Directions: Starting with the first line of the data below, copy each line up to and including the one containing "from matplotlib.legend_handler import". Pictures stay out.

Entries with chart source code

begin

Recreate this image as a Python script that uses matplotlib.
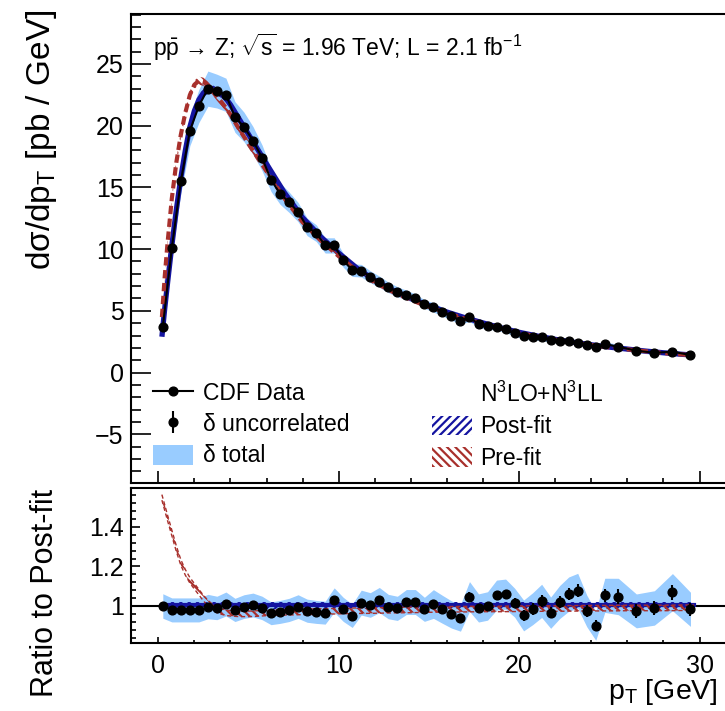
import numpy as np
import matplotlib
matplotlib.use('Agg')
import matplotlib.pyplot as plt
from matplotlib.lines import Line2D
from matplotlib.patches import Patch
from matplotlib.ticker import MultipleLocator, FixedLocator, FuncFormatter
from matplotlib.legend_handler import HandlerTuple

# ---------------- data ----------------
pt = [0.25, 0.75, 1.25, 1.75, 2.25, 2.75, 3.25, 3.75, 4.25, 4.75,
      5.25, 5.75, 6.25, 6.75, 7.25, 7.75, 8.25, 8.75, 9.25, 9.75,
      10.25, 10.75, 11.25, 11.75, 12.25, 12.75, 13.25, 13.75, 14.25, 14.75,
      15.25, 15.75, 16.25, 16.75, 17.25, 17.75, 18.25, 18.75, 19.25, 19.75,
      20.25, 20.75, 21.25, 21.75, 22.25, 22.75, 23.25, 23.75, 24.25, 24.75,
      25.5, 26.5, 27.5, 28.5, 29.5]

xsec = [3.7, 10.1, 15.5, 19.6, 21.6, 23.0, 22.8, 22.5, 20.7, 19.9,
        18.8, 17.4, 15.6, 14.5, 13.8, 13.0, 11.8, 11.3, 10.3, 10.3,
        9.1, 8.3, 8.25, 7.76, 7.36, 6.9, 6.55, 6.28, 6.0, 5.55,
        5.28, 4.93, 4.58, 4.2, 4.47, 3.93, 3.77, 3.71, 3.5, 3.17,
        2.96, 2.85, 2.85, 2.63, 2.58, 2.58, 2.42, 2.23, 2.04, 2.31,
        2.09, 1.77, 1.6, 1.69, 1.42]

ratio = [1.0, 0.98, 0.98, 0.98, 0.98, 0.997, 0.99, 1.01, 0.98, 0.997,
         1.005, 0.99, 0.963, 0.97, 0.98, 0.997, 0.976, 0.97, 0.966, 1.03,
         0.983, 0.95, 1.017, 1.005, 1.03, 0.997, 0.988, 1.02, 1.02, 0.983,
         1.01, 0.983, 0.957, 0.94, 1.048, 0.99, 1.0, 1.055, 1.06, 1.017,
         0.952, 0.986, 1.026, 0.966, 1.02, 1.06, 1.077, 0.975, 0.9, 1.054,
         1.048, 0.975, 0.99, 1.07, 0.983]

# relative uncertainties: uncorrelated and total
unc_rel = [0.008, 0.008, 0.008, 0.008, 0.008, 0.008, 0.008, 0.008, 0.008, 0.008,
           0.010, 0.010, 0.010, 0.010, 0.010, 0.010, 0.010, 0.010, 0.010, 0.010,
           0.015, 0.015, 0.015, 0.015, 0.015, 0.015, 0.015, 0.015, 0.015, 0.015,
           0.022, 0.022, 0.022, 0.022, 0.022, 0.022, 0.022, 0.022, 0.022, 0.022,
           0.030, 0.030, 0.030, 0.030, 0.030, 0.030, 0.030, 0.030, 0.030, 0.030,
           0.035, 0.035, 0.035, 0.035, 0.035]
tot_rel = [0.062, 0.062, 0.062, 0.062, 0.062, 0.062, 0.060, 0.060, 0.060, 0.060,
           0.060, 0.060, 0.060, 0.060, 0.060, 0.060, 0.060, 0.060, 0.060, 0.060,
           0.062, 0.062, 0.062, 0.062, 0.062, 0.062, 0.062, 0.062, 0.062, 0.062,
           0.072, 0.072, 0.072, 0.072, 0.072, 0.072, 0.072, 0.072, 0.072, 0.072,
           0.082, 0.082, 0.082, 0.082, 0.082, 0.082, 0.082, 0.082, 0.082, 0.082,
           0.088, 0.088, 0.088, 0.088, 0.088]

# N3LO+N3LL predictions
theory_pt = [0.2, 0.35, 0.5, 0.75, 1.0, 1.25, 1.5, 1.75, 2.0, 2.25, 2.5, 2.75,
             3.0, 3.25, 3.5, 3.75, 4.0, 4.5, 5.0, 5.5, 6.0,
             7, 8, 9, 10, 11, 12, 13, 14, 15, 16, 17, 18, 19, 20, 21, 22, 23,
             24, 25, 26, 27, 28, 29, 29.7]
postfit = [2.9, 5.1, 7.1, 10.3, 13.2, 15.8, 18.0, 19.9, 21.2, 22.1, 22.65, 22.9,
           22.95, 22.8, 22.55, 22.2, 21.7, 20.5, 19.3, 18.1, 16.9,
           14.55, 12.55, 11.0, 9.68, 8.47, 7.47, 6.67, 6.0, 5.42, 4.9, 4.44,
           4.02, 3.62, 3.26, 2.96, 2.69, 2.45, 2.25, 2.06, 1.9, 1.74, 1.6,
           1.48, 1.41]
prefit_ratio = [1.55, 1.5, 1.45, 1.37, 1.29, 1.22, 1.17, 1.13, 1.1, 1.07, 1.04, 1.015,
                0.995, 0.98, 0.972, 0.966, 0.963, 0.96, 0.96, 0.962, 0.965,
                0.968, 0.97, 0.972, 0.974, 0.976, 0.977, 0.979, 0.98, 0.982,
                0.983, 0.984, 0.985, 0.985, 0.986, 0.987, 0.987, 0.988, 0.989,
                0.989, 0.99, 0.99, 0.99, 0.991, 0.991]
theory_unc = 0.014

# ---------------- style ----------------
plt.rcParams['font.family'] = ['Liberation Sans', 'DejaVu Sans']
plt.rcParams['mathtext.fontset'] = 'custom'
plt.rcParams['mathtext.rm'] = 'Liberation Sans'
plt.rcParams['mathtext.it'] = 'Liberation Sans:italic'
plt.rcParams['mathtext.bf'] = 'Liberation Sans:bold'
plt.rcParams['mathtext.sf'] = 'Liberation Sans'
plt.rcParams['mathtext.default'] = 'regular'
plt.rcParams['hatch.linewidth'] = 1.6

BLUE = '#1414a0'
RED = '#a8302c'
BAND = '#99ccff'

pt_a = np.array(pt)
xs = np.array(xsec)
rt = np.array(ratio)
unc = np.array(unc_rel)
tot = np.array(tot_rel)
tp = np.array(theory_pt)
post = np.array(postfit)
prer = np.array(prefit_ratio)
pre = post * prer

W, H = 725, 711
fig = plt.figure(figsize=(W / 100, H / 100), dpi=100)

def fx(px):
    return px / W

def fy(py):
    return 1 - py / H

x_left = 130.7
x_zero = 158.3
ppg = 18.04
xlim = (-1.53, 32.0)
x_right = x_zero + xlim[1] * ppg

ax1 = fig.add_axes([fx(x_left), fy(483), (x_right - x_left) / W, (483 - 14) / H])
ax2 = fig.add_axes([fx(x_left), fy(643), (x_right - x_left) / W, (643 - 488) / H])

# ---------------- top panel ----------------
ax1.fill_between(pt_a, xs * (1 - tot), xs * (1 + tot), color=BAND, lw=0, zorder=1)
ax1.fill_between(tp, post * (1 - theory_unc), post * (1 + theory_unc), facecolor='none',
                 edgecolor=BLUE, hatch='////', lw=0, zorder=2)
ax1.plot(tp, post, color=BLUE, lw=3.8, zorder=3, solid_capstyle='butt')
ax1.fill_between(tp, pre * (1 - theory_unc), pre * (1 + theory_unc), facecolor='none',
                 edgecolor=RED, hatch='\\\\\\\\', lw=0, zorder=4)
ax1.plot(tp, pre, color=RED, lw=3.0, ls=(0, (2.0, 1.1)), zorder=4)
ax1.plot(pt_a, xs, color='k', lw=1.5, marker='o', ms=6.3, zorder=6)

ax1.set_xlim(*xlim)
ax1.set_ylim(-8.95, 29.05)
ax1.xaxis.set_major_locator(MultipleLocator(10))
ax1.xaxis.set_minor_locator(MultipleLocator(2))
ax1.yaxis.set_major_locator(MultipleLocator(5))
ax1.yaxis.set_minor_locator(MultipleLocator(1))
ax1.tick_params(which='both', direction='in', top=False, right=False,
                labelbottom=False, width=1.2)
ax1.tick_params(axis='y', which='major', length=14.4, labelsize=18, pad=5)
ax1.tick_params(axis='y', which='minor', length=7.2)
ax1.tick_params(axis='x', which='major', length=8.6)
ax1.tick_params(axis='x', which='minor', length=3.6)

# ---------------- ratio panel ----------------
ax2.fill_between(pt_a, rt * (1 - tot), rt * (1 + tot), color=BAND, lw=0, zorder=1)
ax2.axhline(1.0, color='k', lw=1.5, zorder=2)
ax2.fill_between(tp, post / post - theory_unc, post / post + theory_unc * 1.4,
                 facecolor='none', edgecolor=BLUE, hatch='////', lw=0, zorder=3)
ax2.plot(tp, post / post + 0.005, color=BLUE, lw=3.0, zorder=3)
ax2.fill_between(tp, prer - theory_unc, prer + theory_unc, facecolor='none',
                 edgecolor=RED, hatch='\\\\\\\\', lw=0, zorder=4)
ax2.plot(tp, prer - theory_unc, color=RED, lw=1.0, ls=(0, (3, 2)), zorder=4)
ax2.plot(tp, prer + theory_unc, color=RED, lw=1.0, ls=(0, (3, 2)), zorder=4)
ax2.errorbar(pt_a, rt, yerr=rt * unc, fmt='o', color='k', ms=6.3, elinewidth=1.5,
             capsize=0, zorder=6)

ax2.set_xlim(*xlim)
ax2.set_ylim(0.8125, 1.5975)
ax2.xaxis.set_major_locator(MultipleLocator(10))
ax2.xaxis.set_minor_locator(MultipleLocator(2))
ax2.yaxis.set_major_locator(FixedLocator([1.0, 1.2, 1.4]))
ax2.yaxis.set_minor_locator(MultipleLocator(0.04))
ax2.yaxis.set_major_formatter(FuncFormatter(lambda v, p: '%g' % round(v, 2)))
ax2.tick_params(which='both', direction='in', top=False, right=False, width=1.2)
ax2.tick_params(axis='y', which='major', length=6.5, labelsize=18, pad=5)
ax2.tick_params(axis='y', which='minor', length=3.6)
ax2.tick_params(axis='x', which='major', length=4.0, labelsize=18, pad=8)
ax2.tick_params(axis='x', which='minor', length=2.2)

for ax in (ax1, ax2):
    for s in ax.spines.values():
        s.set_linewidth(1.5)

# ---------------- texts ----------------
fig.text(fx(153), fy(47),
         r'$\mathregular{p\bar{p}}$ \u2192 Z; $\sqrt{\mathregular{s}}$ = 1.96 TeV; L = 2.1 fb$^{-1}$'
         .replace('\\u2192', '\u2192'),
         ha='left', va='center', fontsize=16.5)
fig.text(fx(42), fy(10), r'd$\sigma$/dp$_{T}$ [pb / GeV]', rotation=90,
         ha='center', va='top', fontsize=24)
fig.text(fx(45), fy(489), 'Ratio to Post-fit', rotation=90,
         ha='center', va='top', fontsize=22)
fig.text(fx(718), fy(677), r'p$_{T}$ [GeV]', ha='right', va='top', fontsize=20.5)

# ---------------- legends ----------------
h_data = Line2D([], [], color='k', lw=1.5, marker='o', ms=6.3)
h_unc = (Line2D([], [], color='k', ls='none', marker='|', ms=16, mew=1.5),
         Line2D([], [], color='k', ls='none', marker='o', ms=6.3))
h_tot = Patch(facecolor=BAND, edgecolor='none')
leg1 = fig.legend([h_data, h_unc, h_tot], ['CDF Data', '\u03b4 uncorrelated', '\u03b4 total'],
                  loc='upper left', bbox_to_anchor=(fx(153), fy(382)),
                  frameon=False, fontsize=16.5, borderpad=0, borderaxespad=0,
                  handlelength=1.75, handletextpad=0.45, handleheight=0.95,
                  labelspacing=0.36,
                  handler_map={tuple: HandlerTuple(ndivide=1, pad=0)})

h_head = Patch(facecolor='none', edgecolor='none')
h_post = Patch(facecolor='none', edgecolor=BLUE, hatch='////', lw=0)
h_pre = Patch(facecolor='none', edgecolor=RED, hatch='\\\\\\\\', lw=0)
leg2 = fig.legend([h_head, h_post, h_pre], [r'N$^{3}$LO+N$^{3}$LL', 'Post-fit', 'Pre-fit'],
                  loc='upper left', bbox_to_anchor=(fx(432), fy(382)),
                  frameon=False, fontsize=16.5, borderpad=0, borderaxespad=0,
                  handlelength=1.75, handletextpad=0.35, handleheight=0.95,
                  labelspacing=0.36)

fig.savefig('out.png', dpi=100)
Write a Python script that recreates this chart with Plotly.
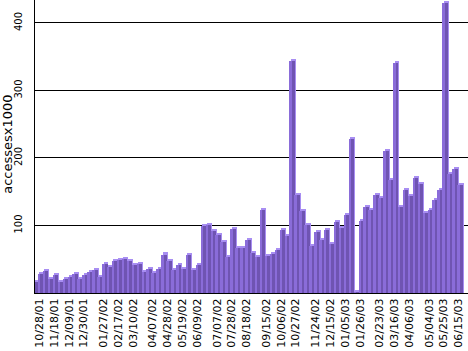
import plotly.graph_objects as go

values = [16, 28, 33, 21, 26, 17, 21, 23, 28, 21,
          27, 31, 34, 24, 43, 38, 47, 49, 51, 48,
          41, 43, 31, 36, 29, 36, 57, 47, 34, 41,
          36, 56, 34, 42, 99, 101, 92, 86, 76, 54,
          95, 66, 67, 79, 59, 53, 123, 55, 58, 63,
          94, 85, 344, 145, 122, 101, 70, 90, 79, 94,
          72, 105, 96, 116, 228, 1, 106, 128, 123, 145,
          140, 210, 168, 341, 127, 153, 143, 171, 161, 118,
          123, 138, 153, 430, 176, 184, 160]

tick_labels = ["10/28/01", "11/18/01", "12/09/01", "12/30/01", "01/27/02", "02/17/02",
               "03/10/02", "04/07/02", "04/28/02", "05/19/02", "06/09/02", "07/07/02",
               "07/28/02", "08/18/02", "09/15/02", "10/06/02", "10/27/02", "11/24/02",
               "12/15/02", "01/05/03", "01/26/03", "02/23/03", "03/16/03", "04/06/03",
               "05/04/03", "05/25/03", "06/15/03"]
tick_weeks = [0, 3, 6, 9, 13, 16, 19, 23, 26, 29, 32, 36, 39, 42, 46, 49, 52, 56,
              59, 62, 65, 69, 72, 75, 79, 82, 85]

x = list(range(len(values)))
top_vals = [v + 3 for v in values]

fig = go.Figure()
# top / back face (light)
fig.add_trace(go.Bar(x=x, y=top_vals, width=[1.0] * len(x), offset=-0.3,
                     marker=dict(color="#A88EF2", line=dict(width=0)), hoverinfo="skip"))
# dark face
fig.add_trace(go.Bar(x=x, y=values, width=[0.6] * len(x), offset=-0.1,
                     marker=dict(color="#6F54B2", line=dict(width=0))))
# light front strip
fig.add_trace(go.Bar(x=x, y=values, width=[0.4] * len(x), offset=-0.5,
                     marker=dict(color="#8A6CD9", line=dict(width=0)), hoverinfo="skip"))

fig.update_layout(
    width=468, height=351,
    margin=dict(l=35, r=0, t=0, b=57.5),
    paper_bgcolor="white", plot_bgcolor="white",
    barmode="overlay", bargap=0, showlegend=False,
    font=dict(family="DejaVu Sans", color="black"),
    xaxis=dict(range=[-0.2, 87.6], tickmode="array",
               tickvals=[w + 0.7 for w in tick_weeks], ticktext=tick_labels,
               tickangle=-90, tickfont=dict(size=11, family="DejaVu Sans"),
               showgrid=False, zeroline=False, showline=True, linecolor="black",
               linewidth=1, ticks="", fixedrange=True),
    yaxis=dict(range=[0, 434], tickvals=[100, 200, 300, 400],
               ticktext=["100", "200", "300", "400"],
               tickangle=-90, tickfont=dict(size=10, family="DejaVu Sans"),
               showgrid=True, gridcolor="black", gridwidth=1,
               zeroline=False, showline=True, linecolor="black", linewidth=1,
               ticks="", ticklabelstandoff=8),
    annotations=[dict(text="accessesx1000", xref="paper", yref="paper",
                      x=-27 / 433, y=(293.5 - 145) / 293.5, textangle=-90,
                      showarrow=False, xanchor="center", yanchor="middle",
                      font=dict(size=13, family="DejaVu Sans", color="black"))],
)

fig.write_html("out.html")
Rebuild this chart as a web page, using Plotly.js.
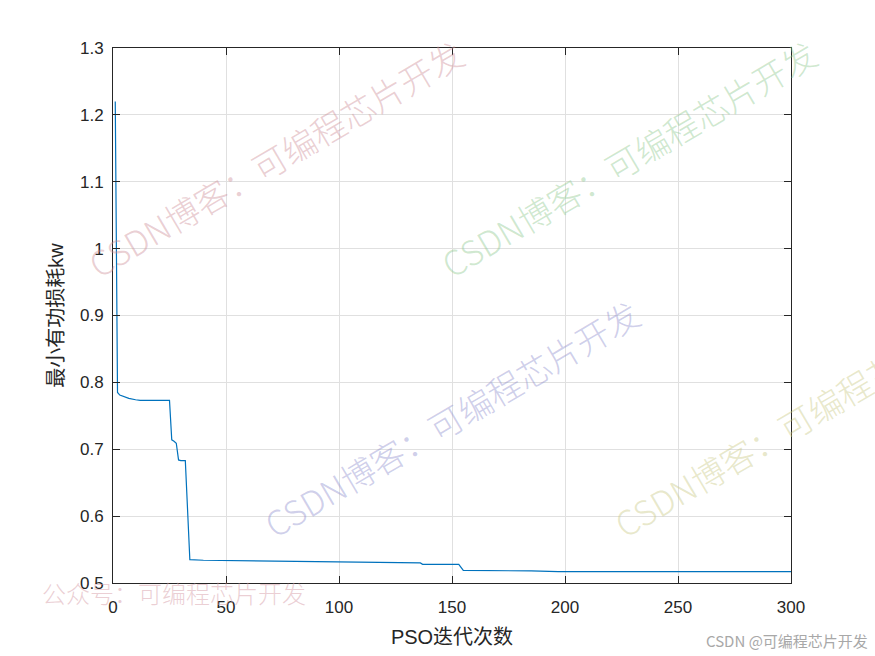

end

Solution to the exercise:
Recreate this image as a Python script that uses matplotlib.
import numpy as np
import matplotlib
matplotlib.use('Agg')
import matplotlib.pyplot as plt
from matplotlib.lines import Line2D
from matplotlib.patches import Patch
from matplotlib.ticker import MultipleLocator, FixedLocator, FuncFormatter
from matplotlib.legend_handler import HandlerTuple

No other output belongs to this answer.